Pharmaceutical microbiologists are responsible for ensuring that the supply of life-saving drugs and vaccines are free from microorganism contamination. By maintaining product safety and quality with reliable microbial testing, the downtime of production and delay in deliveries can be minimized, while ensuring regulatory compliance. Pharmaceutical companies require microbial identification not only for production line control, but also for sterile products such as vaccines.
Pharmaceutical microbiologists have a responsibility to ensure efficient production and production control, and to secure products are safe and free from contaminants. When a positive culture is detected in a sample along the pharmaceutical process chain, for example in raw materials, an end product or in the production environment, identification of the cultured microorganism is required. This ensures finished product sterility and, ultimately, patient safety.
When time is critical, the ability to identify a range of microorganisms in one workflow and one system is invaluable – especially for demanding varieties such as anaerobic and non-fermenting bacteria and multicellular fungi. Matrix-Assisted Laser Desorption/Ionization Time-Of-Flight mass spectrometry (MALDI-TOF MS) provides pharmaceutical microbiologists with a rapid method for the identification of microorganisms, based on their unique proteomic fingerprint.
This technology is transforming the quality control workflow, by saving valuable time and enabling data tracking and integrity, as well as 21 CFR Part 11 compliance.
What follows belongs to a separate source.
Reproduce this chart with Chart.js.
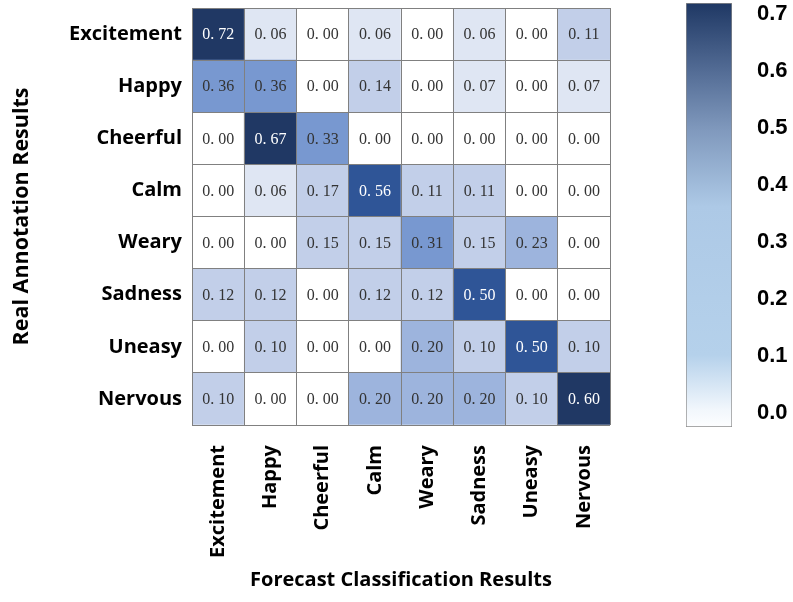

Source tracking is crucial in contamination cases. If the same microorganism is identified repeatedly in the production line, microbiologists must conduct route cause analysis (RCA) to establish the source and identify the microbial strain to ensure the outbreak is contained. Infrared (IR) spectroscopy is ideally suited for source tracking and, combined with MALDI-TOF MS, joins the power of strain typing with rapid and sensitive microorganism identification.